More elegant solutions
In
Weird West, Wolfeye Games wanted it to be possible for players to kill every NPC. So how do players get to the game's climax if everyone who could point them there is dead?
Well you could start by giving players reasons to
not murder everyone they come across. Loredo called these "soft influences." If enough work is put into an NPC to make them memorable, that can shift what percentage of your players will commit to killing them.
Designers might do this by giving them funny dialogue, using a funny speech affect (
HK-47, of Knights of the Old Republic, uses descriptive adjectives to this effect). The NPC might regularly dispense rewards for the player, or information that leads to secrets. If players value the character for abstract reasons—they have incentive to keep them alive.
Next, designers can consider multiple solutions to quest objectives. If a player shoots the sheriff, but needed their help to enter an area, designers can leave in-world solutions that persist after the sheriff's death. Maybe the sheriff left a journal containing the needed information. Maybe another NPC likes that you killed the sheriff and offers to help.
"The key here is that each option is narratively rich," Loredo explained. "When the player breaks [the objective] and sees they can continue, it creates a feeling of there being more solutions than we've actually designed."
Some of these options should be labeled as "failsafes." They need to be indestructible tools from the "easy" solutions that can't break no matter how hard the player tries. That way the player can feel agency over the world without bringing it to a grinding halt.
Nightmare Mode
Loredo took a deep breath before continuing here. These solutions are based on the notion of building non-linear quests that can be completed with solutions that the player isn't explicitly directed to. Some players will follow every instruction they're given, others will be rewarded for taking shortcuts or brute-forcing other solutions.
If you don't want a player to use these solutions on certain locations or NPCs, you can use the cheaper solutions to wall them off. But Loredo encouraged developers to create narrative justifications for these moments. If a notable boss can't die until the player has done X task, you can fill their hideout with notes explaining why they aren't present, for instance.
The more involved solution involves "diligently documenting"
every case of what the player can do, and what state the world can be when they arrive to an area.
Wolfeye Studios maintains a robust tag system to support these possibilities. Let's return to the aforementioned sheriff. If the player needs the sheriff's help to kill bandits, and the player arrives to this point in the story, what is the current state of the sheriff? Did they die? How did they die? Who reacts to their death?
From there, you can create alternate dialogue or game states that respond to that data. NPCs can reference how the sheriff died. The bandits can take different actions depending on if the sheriff is alive or dead. "This is
really hard," Loredo admitted, and said that he and his colleagues spent ages "banging their heads against the wall" to make these states possible.
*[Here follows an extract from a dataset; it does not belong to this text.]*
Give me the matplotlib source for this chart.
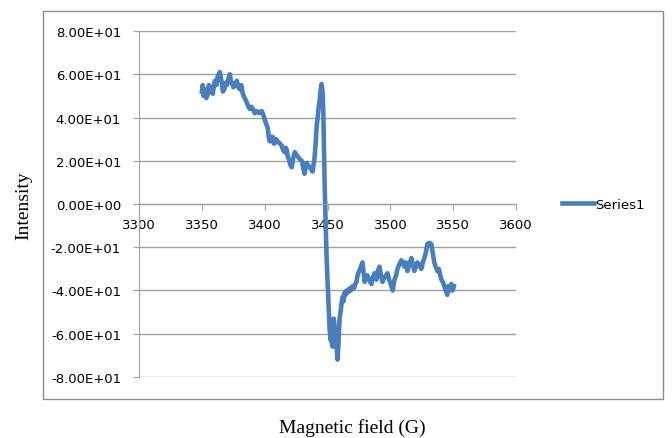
import numpy as np
import matplotlib.pyplot as plt
from matplotlib.patches import Rectangle
from matplotlib.ticker import FuncFormatter, MultipleLocator

field = [3350.0, 3350.6, 3351.2, 3352.4, 3353.5, 3354.8, 3355.6, 3356.3, 3357.5, 3358.7,
         3359.5, 3360.3, 3361.5, 3362.5, 3364.3, 3365.5, 3366.7, 3367.8, 3368.5, 3369.8,
         3371.0, 3372.2, 3373.0, 3373.8, 3375.0, 3376.2, 3377.0, 3377.8, 3379.0, 3380.2,
         3381.3, 3382.5, 3384.0, 3385.7, 3387.0, 3388.1, 3389.3, 3390.5, 3392.0, 3393.7,
         3395.5, 3397.6, 3399.0, 3400.0, 3401.2, 3402.4, 3403.2, 3404.0, 3405.0, 3406.3,
         3407.1, 3407.9, 3409.0, 3410.3, 3412.0, 3413.5, 3414.5, 3415.9, 3416.7, 3417.5,
         3418.3, 3419.5, 3420.5, 3421.4, 3422.5, 3423.8, 3425.0, 3426.2, 3427.5, 3429.4,
         3430.5, 3431.7, 3432.5, 3433.3, 3434.5, 3435.7, 3437.0, 3438.1, 3439.0, 3439.7,
         3440.5, 3441.3, 3442.1, 3442.9, 3443.7, 3444.5, 3445.2, 3446.0, 3446.6, 3447.0,
         3447.6, 3448.4, 3449.2, 3450.0, 3450.8, 3451.6, 3452.4, 3453.0, 3453.5, 3454.0,
         3454.8, 3455.5, 3456.3, 3457.1, 3457.9, 3458.7, 3459.5, 3460.3, 3461.1, 3461.9,
         3462.7, 3463.5, 3464.3, 3465.1, 3466.0, 3467.5, 3468.5, 3469.8, 3471.0, 3472.0,
         3473.0, 3473.8, 3475.0, 3476.0, 3477.0, 3477.8, 3478.5, 3479.4, 3480.5, 3481.7,
         3483.0, 3484.9, 3486.0, 3487.3, 3488.1, 3488.9, 3490.0, 3491.3, 3492.5, 3493.7,
         3495.0, 3496.5, 3497.6, 3499.0, 3500.8, 3501.8, 3503.2, 3504.5, 3505.6, 3507.0,
         3508.7, 3509.8, 3511.1, 3512.3, 3513.5, 3515.0, 3516.7, 3517.8, 3519.0, 3520.2,
         3521.4, 3522.8, 3524.6, 3525.8, 3527.0, 3528.0, 3529.4, 3531.0, 3532.5, 3533.8,
         3534.9, 3536.0, 3537.3, 3538.5, 3540.5, 3541.7, 3542.9, 3544.0, 3545.2, 3546.0,
         3547.0, 3548.4, 3549.5, 3550.5]
intensity = [52, 55, 50, 53, 49, 51, 55, 52, 54, 51,
             55, 57, 55, 59, 61, 57, 52, 53, 56, 55,
             58, 60, 57, 56, 54, 56, 55, 57, 54, 53,
             55, 51, 49, 47, 45, 44, 45, 44, 42, 43,
             42, 43, 41, 39, 37, 35, 31, 29, 31, 31,
             28, 28, 30, 29, 28, 27, 25, 24, 26, 25,
             22, 20, 18, 17, 21, 24, 23, 22, 21, 20,
             17, 14, 17, 19, 18, 17, 16, 15, 19, 22,
             28, 36, 40, 45, 48, 53, 55.5, 52, 42, 30,
             10, -8, -25, -36, -48, -58, -63, -60, -65, -66,
             -53, -56, -61, -66, -72, -64, -53, -50, -46, -43,
             -45, -41, -42, -40, -41, -39, -40, -38, -39, -37,
             -36, -33, -31, -30, -28, -27, -31, -36, -34, -33,
             -35, -37, -34, -32, -34, -35, -31, -29, -33, -36,
             -34, -33, -32, -35, -38, -40, -35, -33, -30, -28,
             -26, -27, -29, -27, -31, -28, -25, -28, -31, -29,
             -27, -28, -30, -27, -25, -23, -18.5, -18, -18.5, -23,
             -27, -29, -31, -30, -35, -36, -38, -40, -42, -38,
             -40, -37, -40, -38]

fig = plt.figure(figsize=(6.72, 4.39), dpi=100)
ax = fig.add_axes([0.207, 0.139, 0.561, 0.788])

grid_c = '#a0a0a0'
ax.plot(field, intensity, color='#4a7ebb', linewidth=3.3, label='Series1',
        solid_joinstyle='round')

ax.set_xlim(3300, 3600)
ax.set_ylim(-80, 80)
ax.xaxis.set_major_locator(MultipleLocator(50))
ax.yaxis.set_major_locator(MultipleLocator(20))
ax.yaxis.set_major_formatter(FuncFormatter(lambda v, p: f"{v:.2E}"))
ax.yaxis.grid(True, color=grid_c, linewidth=1.0)
ax.set_axisbelow(True)

for s in ['top', 'right']:
    ax.spines[s].set_visible(False)
ax.spines['bottom'].set_position(('data', 0))
ax.spines['bottom'].set_color(grid_c)
ax.spines['left'].set_color(grid_c)
ax.tick_params(axis='both', direction='out', length=4, color=grid_c,
               labelsize=9.5, labelcolor='black')
ax.tick_params(axis='y', pad=9)
ax.tick_params(axis='x', pad=6)

fig.patches.append(Rectangle((0.064, 0.089), 0.923, 0.884, transform=fig.transFigure,
                             fill=False, edgecolor='#8c8c8c', linewidth=1.0))

ax.legend(loc='center left', bbox_to_anchor=(1.09, 0.5), frameon=False,
          fontsize=9.5, handlelength=2.4, handletextpad=0.1)

fig.text(0.035, 0.532, 'Intensity', rotation=90, ha='center', va='center',
         family='Liberation Serif', fontsize=14)
fig.text(0.524, 0.025, 'Magnetic field (G)', ha='center', va='center',
         family='Liberation Serif', fontsize=14)

plt.savefig('out.png', dpi=100)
But Loredo said these efforts are worth it because when it works, players feel "really smart." "We have as much storytelling material for if the sheriff dies as if he lives," he explained.
It's one hell of a task, but when developers do it right, "something magical happens that only happens in games," he said. He called it "the feeling of co-authorship" between players and developers.
Loredo ended his talk with a call for the audience to make use of these tools in their own games "There is a magic when you invite players to co-author with you," he said with a smile.
It's not quite the same magic that lets players summon fire tornadoes, but it's a special magic nevertheless.